JS-77.2
Agency and Youth: Insights from the Brics

Friday, 20 July 2018: 15:45
Location: 718B (MTCC SOUTH BUILDING)
Oral Presentation
Tom DWYER, University of Campinas, Brazil
Over 40% of the world’s youth live in the BRICS countries (Brazil Russia, India, China and South Africa). The construction of BRICS as a viable political entity capable of influencing the future involves not only institution-building, but massive ‘sense-making’ efforts, by politicians, intellectuals, diplomats, journalists, etc. and this paper aims to draw some insights from youth agency as documented and theorized about by different scholars and at different periods.

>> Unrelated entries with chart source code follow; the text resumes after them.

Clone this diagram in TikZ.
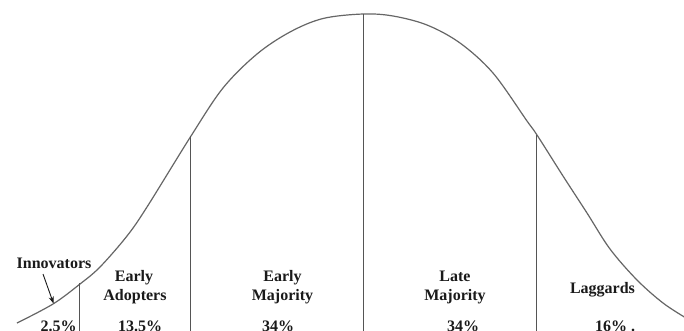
\documentclass[tikz,border=0pt]{standalone}
\usepackage{fontspec}
\setmainfont{Liberation Serif}
\usetikzlibrary{arrows.meta}
\definecolor{linegray}{HTML}{555555}
\definecolor{curvegray}{HTML}{666666}
\definecolor{textblack}{HTML}{1A1A1A}
\tikzset{
  lbl/.style={anchor=base, inner sep=0pt, text=textblack, font=\fontsize{16}{19}\selectfont\bfseries},
  divider/.style={draw=linegray, line width=1pt},
  bell/.style={draw=curvegray, line width=1.2pt},
  pointer/.style={draw=textblack, line width=0.9pt, -{Stealth[length=7pt,width=5pt]}}
}
\begin{document}
\begin{tikzpicture}[x=1pt,y=-1pt]
\useasboundingbox (0,0) rectangle (684,330);
\clip (0,0) rectangle (684,330);
\fill[white] (0,0) rectangle (684,330);

% bell curve
\draw[bell] plot[smooth, tension=0.55] coordinates {
 (17,323) (53,304) (80,284) (100,267) (127,236) (147,207) (191,136)
 (223,88) (257,54) (290,32) (323,18.5) (363,14) (393,16) (427,25)
 (460,43) (493,73) (527,121) (537,135) (563,176) (587,213) (610,249)
 (637,280) (663,303) (686,318)};

% divider coordinates
\coordinate (t1) at (79,283);   \coordinate (b1) at (79,331);
\coordinate (t2) at (190.7,135.5); \coordinate (b2) at (190.7,331);
\coordinate (t3) at (363,14);   \coordinate (b3) at (363,331);
\coordinate (t4) at (536.7,135); \coordinate (b4) at (536.7,331);
\draw[divider] (t1) -- (b1);
\draw[divider] (t2) -- (b2);
\draw[divider] (t3) -- (b3);
\draw[divider] (t4) -- (b4);

% labels
\node[lbl] (inn) at (54,268.5) {Innovators};
\node[lbl] (ea1) at (134,281) {Early};
\node[lbl] (ea2) at (135,300) {Adopters};
\node[lbl] (em1) at (282.5,281) {Early};
\node[lbl] (em2) at (282.5,300) {Majority};
\node[lbl] (lm1) at (455,281) {Late};
\node[lbl] (lm2) at (455,300) {Majority};
\node[lbl] (lag) at (602.5,293.5) {Laggards};

% percentages
\node[lbl] (p1) at (58.7,331.5) {2.5\%};
\node[lbl] (p2) at (140,331.5) {13.5\%};
\node[lbl] (p3) at (278,331.5) {34\%};
\node[lbl] (p4) at (463,331.5) {34\%};
\node[lbl] (p5) at (615,331.5) {16\% .};

% pointer arrow
\coordinate (tip) at (53.5,303.5);
\draw[pointer] (43,274) -- (tip);
\end{tikzpicture}
\end{document}
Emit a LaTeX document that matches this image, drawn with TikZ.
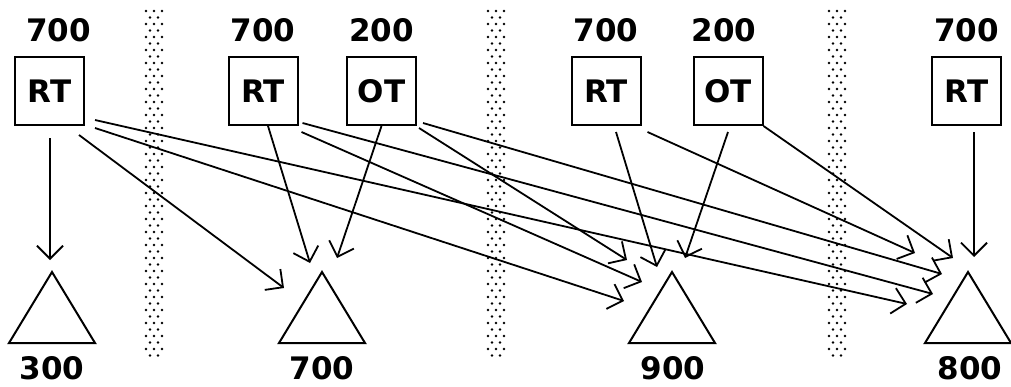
\documentclass[tikz,border=0pt]{standalone}
\usepackage{fontspec}
\setmainfont{DejaVu Sans}
\usetikzlibrary{arrows.meta,calc,positioning}

\begin{document}
\begin{tikzpicture}[x=1pt, y=-1pt,
	every node/.style={font=\fontsize{31}{31}\selectfont\bfseries},
	box/.style={draw, line width=2pt, minimum width=69pt, minimum height=68pt, inner sep=0pt},
	num/.style={inner sep=0pt},
	tri/.style={line width=2pt, line join=miter},
	arr/.style={line width=1.8pt, -{Straight Barb[length=13pt, width=26pt, line width=1.8pt]}}]
	\useasboundingbox (0,0) rectangle (1011,386);
	% dotted separators
	\foreach \bx in {145,487,828} {
		\foreach \k in {0,...,26} {
			\foreach \dx in {1,9,17} {\fill (\bx+\dx, 11+13*\k) circle (1.3pt);}
			\foreach \dx in {5,13} {\fill (\bx+\dx, 17.5+13*\k) circle (1.3pt);}
		}
	}
	% top row
	\node[box] (rt1) at (49.5,91) {RT};
	\node[box] (rt2) at (263,91) {RT};
	\node[box] (ot1) at (381.5,91) {OT};
	\node[box] (rt3) at (606,91) {RT};
	\node[box] (ot2) at (728,91) {OT};
	\node[box] (rt4) at (966.5,91) {RT};
	\node[num, above=14pt of rt1, xshift=9pt] (w1) {700};
	\node[num, above=14pt of rt2] (w2) {700};
	\node[num, above=14pt of ot1] (w3) {200};
	\node[num, above=14pt of rt3] (w4) {700};
	\node[num, above=14pt of ot2, xshift=-4pt] (w5) {200};
	\node[num, above=14pt of rt4] (w6) {700};
	% bottom row
	\coordinate (tp1) at (52,272);
	\coordinate (tp2) at (322,272);
	\coordinate (tp3) at (672,272);
	\coordinate (tp4) at (968,272);
	\foreach \t in {tp1,tp2,tp3,tp4} {\draw[tri] (\t) -- ++(43,71) -- ++(-86,0) -- cycle;}
	\node[num] (s1) at (52,368) {300};
	\node[num] (s2) at (322,368) {700};
	\node[num] (s3) at (673,368) {900};
	\node[num] (s4) at (970,368) {800};
	% arrow ends
	\coordinate (in1) at (50,260);
	\coordinate (in2a) at (284,288);
	\coordinate (in2b) at (310,263);
	\coordinate (in2c) at (337,258);
	\coordinate (in3a) at (624,301);
	\coordinate (in3b) at (642,282);
	\coordinate (in3c) at (627,260);
	\coordinate (in3d) at (657,267);
	\coordinate (in3e) at (685,258);
	\coordinate (in4a) at (907,304);
	\coordinate (in4b) at (933,294);
	\coordinate (in4c) at (942,274);
	\coordinate (in4d) at (915,253);
	\coordinate (in4e) at (953,258);
	\coordinate (in4f) at (974,257);
	% connectors
	\draw[arr] ($(rt1.south)+(0.5,12)$) -- (in1);
	\draw[arr] ($(rt1.south east)+(-6,9)$) -- (in2a);
	\draw[arr] ($(rt1.east)+(10,37)$) -- (in3a);
	\draw[arr] ($(rt1.east)+(10,29)$) -- (in4a);
	\draw[arr] ($(rt2.south)+(5,0)$) -- (in2b);
	\draw[arr] ($(rt2.east)+(3,41)$) -- (in3b);
	\draw[arr] ($(rt2.east)+(4,32)$) -- (in4b);
	\draw[arr] (ot1.south) -- (in2c);
	\draw[arr] ($(ot1.east)+(2,37)$) -- (in3c);
	\draw[arr] ($(ot1.east)+(6,32)$) -- (in4c);
	\draw[arr] ($(rt3.south)+(10,6)$) -- (in3d);
	\draw[arr] ($(rt3.south east)+(6,6)$) -- (in4d);
	\draw[arr] ($(ot2.south)+(0,6)$) -- (in3e);
	\draw[arr] (ot2.south east) -- (in4e);
	\draw[arr] ($(rt4.south)+(7.5,6)$) -- (in4f);
\end{tikzpicture}
\end{document}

The overdue publication of the ‘Handbook on the Sociology of Youth in BRICS countries’ (2017) permits sociologists to incorporate new insights into the sociology of youth. It helps modify the supposed “Universality” of some Western concepts, e.g. Erikson’s moratorium, school-to-work transition. Another contribution of the book is to show that other Western concepts seem to work well e.g. theory of generations, age-class system. Also, new phenomena appear, sometimes with a great force. Some may have already been detected in the West (e.g. Aids/HIV, NEETs…), whereas others are may not have Western equivalents (e.g. Hukou system, corruption, cybercrime, censorship, forced marriages, caste system, one-child policy…).

Against this background, this paper will examine how agency is seen and understood in youth studies in the BRICS countries, temporal and spatial dimensions will be provided as appropriate. Sociology's treatment of agency after the emergence of ICTs will provide a central focus of analysis. Social actors are to be found in all of the BRICS.